_WHAT NEEDS TO BE DONE_
Output each entry below as it stands, leaving out every picture.
⟨
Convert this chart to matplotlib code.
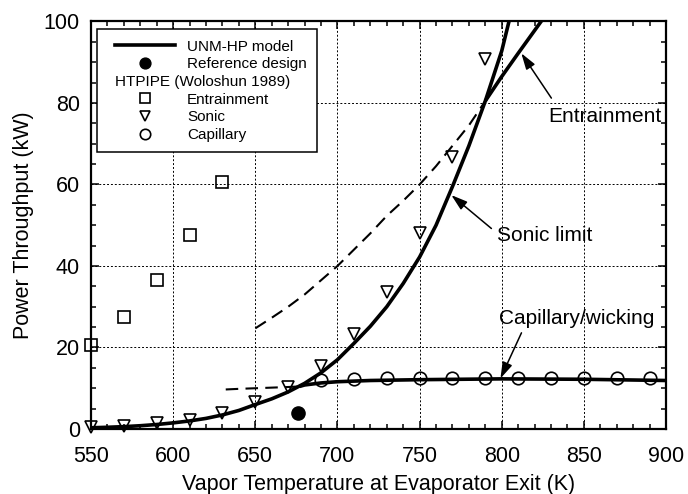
"""Heat pipe operating limits: UNM-HP model curves against HTPIPE results."""

import matplotlib
matplotlib.use("Agg")
import matplotlib.pyplot as plt
from matplotlib.legend_handler import HandlerLine2D
from matplotlib.lines import Line2D

plt.rcParams["font.family"] = ["Liberation Sans", "DejaVu Sans"]

# UNM-HP model, sonic limit (K, kW)
sonic_T = [550, 560, 570, 580, 590, 600, 610, 620, 630, 640, 650, 660, 670,
           680, 690, 700, 710, 720, 730, 740, 750, 760, 770, 780, 790, 800, 805]
sonic_P = [0.3, 0.42, 0.58, 0.8, 1.1, 1.5, 1.98, 2.6, 3.45, 4.55, 6.0, 7.4,
           9.1, 11.2, 13.8, 17.0, 21.0, 25.2, 30.0, 35.7, 42.2, 50.0, 59.5,
           69.5, 80.5, 92.8, 101.0]

# UNM-HP model, entrainment limit: dashed below the sonic limit, solid above
entrain_dash_T = [650, 660, 670, 680, 690, 700, 710, 720, 730, 740, 750, 760,
                  770, 780, 790]
entrain_dash_P = [24.7, 27.3, 30.0, 33.0, 36.5, 40.0, 44.0, 48.0, 52.3, 56.0,
                  60.0, 64.5, 69.5, 74.5, 80.5]
entrain_T = [790, 800, 810, 820, 825]
entrain_P = [80.5, 86.5, 92.2, 97.8, 100.6]

# UNM-HP model, capillary/wicking limit
cap_dash_T = [632, 640, 650, 660, 670, 677]
cap_dash_P = [9.7, 9.85, 10.0, 10.15, 10.3, 10.45]
cap_T = [677, 680, 690, 700, 720, 750, 800, 850, 900]
cap_P = [10.45, 10.8, 11.3, 11.6, 11.9, 12.1, 12.3, 12.2, 11.9]

# HTPIPE (Woloshun 1989)
htp_entrain_T = [550, 570, 590, 610, 630]
htp_entrain_P = [20.5, 27.6, 36.5, 47.6, 60.6]
htp_sonic_T = [550, 570, 590, 610, 630, 650, 670, 690, 710, 730, 750, 770, 790]
htp_sonic_P = [0.6, 0.8, 1.4, 2.2, 3.9, 6.7, 10.3, 15.5, 23.3, 33.6, 48.1,
               66.7, 90.8]
htp_cap_T = [690, 710, 730, 750, 770, 790, 810, 830, 850, 870, 890]
htp_cap_P = [11.9, 12.2, 12.4, 12.5, 12.5, 12.5, 12.5, 12.5, 12.5, 12.5, 12.5]

# reference design point
ref_T = [676]
ref_P = [3.9]

fig = plt.figure(figsize=(6.88, 4.94), dpi=100)
ax = fig.add_axes([0.1323, 0.1316, 0.8358, 0.8249])

solid = dict(color="k", lw=2.6, solid_capstyle="butt")
dashed = dict(color="k", lw=1.5, ls=(0, (6, 3.5)))

ax.plot(sonic_T, sonic_P, **solid)
ax.plot(entrain_dash_T, entrain_dash_P, **dashed)
ax.plot(entrain_T, entrain_P, **solid)
ax.plot(cap_dash_T, cap_dash_P, **dashed)
ax.plot(cap_T, cap_P, **solid)

mk = dict(ls="none", mfc="none", mec="k", mew=1.2, ms=9, clip_on=False,
          zorder=4)
ax.plot(htp_entrain_T, htp_entrain_P, marker="s", **mk)
ax.plot(htp_sonic_T, htp_sonic_P, marker="v", **mk)
ax.plot(htp_cap_T, htp_cap_P, marker="o", **mk)
ax.plot(ref_T, ref_P, ls="none", marker="o", color="k", ms=9.5, zorder=4)

ax.set_xlim(550, 900)
ax.set_ylim(0, 100)
ax.set_xticks(range(550, 901, 50))
ax.set_xticks(range(550, 901, 10), minor=True)
ax.set_yticks(range(0, 101, 20))
ax.set_yticks(range(0, 101, 5), minor=True)
ax.tick_params(which="both", direction="in", top=True, right=True,
               labelsize=15.5, width=1.1)
ax.tick_params(which="major", length=6)
ax.tick_params(axis="x", which="major", pad=12)
ax.tick_params(axis="y", which="major", pad=8)
ax.tick_params(which="minor", length=3.5)
for sp in ax.spines.values():
    sp.set_linewidth(1.6)
ax.set_axisbelow(True)
ax.grid(True, which="major", color="k", lw=0.7, ls=(0, (2, 2)))

ax.set_xlabel("Vapor Temperature at Evaporator Exit (K)", fontsize=15.5,
              labelpad=5)
ax.set_ylabel("Power Throughput (kW)", fontsize=15.5, labelpad=7)

# labelled arrows pointing at each model curve
arrow = dict(arrowstyle="-|>,head_length=0.7,head_width=0.22", color="k",
             lw=1.1, shrinkA=0, shrinkB=0, mutation_scale=14)
ax.annotate("", xy=(811.9, 92.2), xytext=(830.2, 81.2), arrowprops=arrow)
ax.text(828.2, 75.4, "Entrainment", fontsize=15, va="baseline")
ax.annotate("", xy=(769.3, 57.4), xytext=(793.7, 49.2), arrowprops=arrow)
ax.text(797.2, 46.2, "Sonic limit", fontsize=15, va="baseline")
ax.annotate("", xy=(799.2, 12.4), xytext=(812.0, 23.6), arrowprops=arrow)
ax.text(798.3, 25.8, "Capillary/wicking", fontsize=15, va="baseline")

# legend; the HTPIPE header row gets its text drawn separately below
leg_mk = dict(ls="none", mfc="none", mec="k", mew=1.2, ms=7.5)
handles = [
    Line2D([], [], color="k", lw=2.6),
    Line2D([], [], ls="none", marker="o", color="k", ms=7.8),
    Line2D([], [], ls="none"),
    Line2D([], [], marker="s", **leg_mk),
    Line2D([], [], marker="v", **leg_mk),
    Line2D([], [], marker="o", **leg_mk),
]
labels = ["UNM-HP model", "Reference design", " ", "Entrainment", "Sonic",
          "Capillary"]
leg_fs = 11
xpad = 0.48
leg = ax.legend(handles, labels, loc="upper left",
                bbox_to_anchor=(0.011, 0.981), borderaxespad=0,
                fontsize=leg_fs, fancybox=False, framealpha=1,
                edgecolor="k", handlelength=4.4, handletextpad=0.78,
                borderpad=0.68, labelspacing=0.24,
                handler_map={Line2D: HandlerLine2D(xpad=xpad)})
leg.get_frame().set_linewidth(1.1)
leg.set_zorder(5)

fig.canvas.draw()
renderer = fig.canvas.get_renderer()
fs_px = leg_fs * fig.dpi / 72
frame_box = leg.get_frame().get_window_extent(renderer)
row_box = leg.get_texts()[2].get_window_extent(renderer)
hx = frame_box.x0 + (0.68 + xpad) * fs_px
hy = 0.5 * (row_box.y0 + row_box.y1)
fig.text(hx / fig.bbox.width, hy / fig.bbox.height,
         "HTPIPE (Woloshun 1989)", fontsize=leg_fs, va="center", ha="left",
         zorder=6)

fig.savefig("out.png", dpi=100)
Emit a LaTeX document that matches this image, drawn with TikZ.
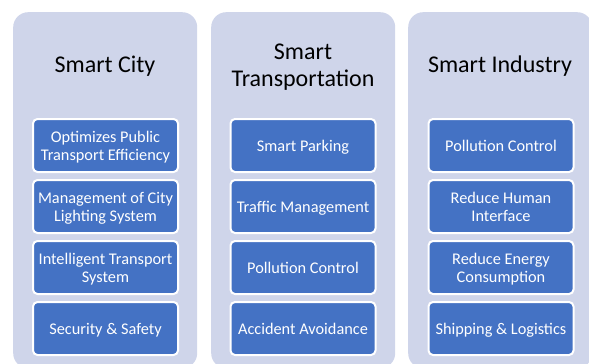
⟩
_IN RESPONSE_
Convert this chart to matplotlib code.
"""Heat pipe operating limits: UNM-HP model curves against HTPIPE results."""

import matplotlib
matplotlib.use("Agg")
import matplotlib.pyplot as plt
from matplotlib.legend_handler import HandlerLine2D
from matplotlib.lines import Line2D

plt.rcParams["font.family"] = ["Liberation Sans", "DejaVu Sans"]

# UNM-HP model, sonic limit (K, kW)
sonic_T = [550, 560, 570, 580, 590, 600, 610, 620, 630, 640, 650, 660, 670,
           680, 690, 700, 710, 720, 730, 740, 750, 760, 770, 780, 790, 800, 805]
sonic_P = [0.3, 0.42, 0.58, 0.8, 1.1, 1.5, 1.98, 2.6, 3.45, 4.55, 6.0, 7.4,
           9.1, 11.2, 13.8, 17.0, 21.0, 25.2, 30.0, 35.7, 42.2, 50.0, 59.5,
           69.5, 80.5, 92.8, 101.0]

# UNM-HP model, entrainment limit: dashed below the sonic limit, solid above
entrain_dash_T = [650, 660, 670, 680, 690, 700, 710, 720, 730, 740, 750, 760,
                  770, 780, 790]
entrain_dash_P = [24.7, 27.3, 30.0, 33.0, 36.5, 40.0, 44.0, 48.0, 52.3, 56.0,
                  60.0, 64.5, 69.5, 74.5, 80.5]
entrain_T = [790, 800, 810, 820, 825]
entrain_P = [80.5, 86.5, 92.2, 97.8, 100.6]

# UNM-HP model, capillary/wicking limit
cap_dash_T = [632, 640, 650, 660, 670, 677]
cap_dash_P = [9.7, 9.85, 10.0, 10.15, 10.3, 10.45]
cap_T = [677, 680, 690, 700, 720, 750, 800, 850, 900]
cap_P = [10.45, 10.8, 11.3, 11.6, 11.9, 12.1, 12.3, 12.2, 11.9]

# HTPIPE (Woloshun 1989)
htp_entrain_T = [550, 570, 590, 610, 630]
htp_entrain_P = [20.5, 27.6, 36.5, 47.6, 60.6]
htp_sonic_T = [550, 570, 590, 610, 630, 650, 670, 690, 710, 730, 750, 770, 790]
htp_sonic_P = [0.6, 0.8, 1.4, 2.2, 3.9, 6.7, 10.3, 15.5, 23.3, 33.6, 48.1,
               66.7, 90.8]
htp_cap_T = [690, 710, 730, 750, 770, 790, 810, 830, 850, 870, 890]
htp_cap_P = [11.9, 12.2, 12.4, 12.5, 12.5, 12.5, 12.5, 12.5, 12.5, 12.5, 12.5]

# reference design point
ref_T = [676]
ref_P = [3.9]

fig = plt.figure(figsize=(6.88, 4.94), dpi=100)
ax = fig.add_axes([0.1323, 0.1316, 0.8358, 0.8249])

solid = dict(color="k", lw=2.6, solid_capstyle="butt")
dashed = dict(color="k", lw=1.5, ls=(0, (6, 3.5)))

ax.plot(sonic_T, sonic_P, **solid)
ax.plot(entrain_dash_T, entrain_dash_P, **dashed)
ax.plot(entrain_T, entrain_P, **solid)
ax.plot(cap_dash_T, cap_dash_P, **dashed)
ax.plot(cap_T, cap_P, **solid)

mk = dict(ls="none", mfc="none", mec="k", mew=1.2, ms=9, clip_on=False,
          zorder=4)
ax.plot(htp_entrain_T, htp_entrain_P, marker="s", **mk)
ax.plot(htp_sonic_T, htp_sonic_P, marker="v", **mk)
ax.plot(htp_cap_T, htp_cap_P, marker="o", **mk)
ax.plot(ref_T, ref_P, ls="none", marker="o", color="k", ms=9.5, zorder=4)

ax.set_xlim(550, 900)
ax.set_ylim(0, 100)
ax.set_xticks(range(550, 901, 50))
ax.set_xticks(range(550, 901, 10), minor=True)
ax.set_yticks(range(0, 101, 20))
ax.set_yticks(range(0, 101, 5), minor=True)
ax.tick_params(which="both", direction="in", top=True, right=True,
               labelsize=15.5, width=1.1)
ax.tick_params(which="major", length=6)
ax.tick_params(axis="x", which="major", pad=12)
ax.tick_params(axis="y", which="major", pad=8)
ax.tick_params(which="minor", length=3.5)
for sp in ax.spines.values():
    sp.set_linewidth(1.6)
ax.set_axisbelow(True)
ax.grid(True, which="major", color="k", lw=0.7, ls=(0, (2, 2)))

ax.set_xlabel("Vapor Temperature at Evaporator Exit (K)", fontsize=15.5,
              labelpad=5)
ax.set_ylabel("Power Throughput (kW)", fontsize=15.5, labelpad=7)

# labelled arrows pointing at each model curve
arrow = dict(arrowstyle="-|>,head_length=0.7,head_width=0.22", color="k",
             lw=1.1, shrinkA=0, shrinkB=0, mutation_scale=14)
ax.annotate("", xy=(811.9, 92.2), xytext=(830.2, 81.2), arrowprops=arrow)
ax.text(828.2, 75.4, "Entrainment", fontsize=15, va="baseline")
ax.annotate("", xy=(769.3, 57.4), xytext=(793.7, 49.2), arrowprops=arrow)
ax.text(797.2, 46.2, "Sonic limit", fontsize=15, va="baseline")
ax.annotate("", xy=(799.2, 12.4), xytext=(812.0, 23.6), arrowprops=arrow)
ax.text(798.3, 25.8, "Capillary/wicking", fontsize=15, va="baseline")

# legend; the HTPIPE header row gets its text drawn separately below
leg_mk = dict(ls="none", mfc="none", mec="k", mew=1.2, ms=7.5)
handles = [
    Line2D([], [], color="k", lw=2.6),
    Line2D([], [], ls="none", marker="o", color="k", ms=7.8),
    Line2D([], [], ls="none"),
    Line2D([], [], marker="s", **leg_mk),
    Line2D([], [], marker="v", **leg_mk),
    Line2D([], [], marker="o", **leg_mk),
]
labels = ["UNM-HP model", "Reference design", " ", "Entrainment", "Sonic",
          "Capillary"]
leg_fs = 11
xpad = 0.48
leg = ax.legend(handles, labels, loc="upper left",
                bbox_to_anchor=(0.011, 0.981), borderaxespad=0,
                fontsize=leg_fs, fancybox=False, framealpha=1,
                edgecolor="k", handlelength=4.4, handletextpad=0.78,
                borderpad=0.68, labelspacing=0.24,
                handler_map={Line2D: HandlerLine2D(xpad=xpad)})
leg.get_frame().set_linewidth(1.1)
leg.set_zorder(5)

fig.canvas.draw()
renderer = fig.canvas.get_renderer()
fs_px = leg_fs * fig.dpi / 72
frame_box = leg.get_frame().get_window_extent(renderer)
row_box = leg.get_texts()[2].get_window_extent(renderer)
hx = frame_box.x0 + (0.68 + xpad) * fs_px
hy = 0.5 * (row_box.y0 + row_box.y1)
fig.text(hx / fig.bbox.width, hy / fig.bbox.height,
         "HTPIPE (Woloshun 1989)", fontsize=leg_fs, va="center", ha="left",
         zorder=6)

fig.savefig("out.png", dpi=100)
Emit a LaTeX document that matches this image, drawn with TikZ.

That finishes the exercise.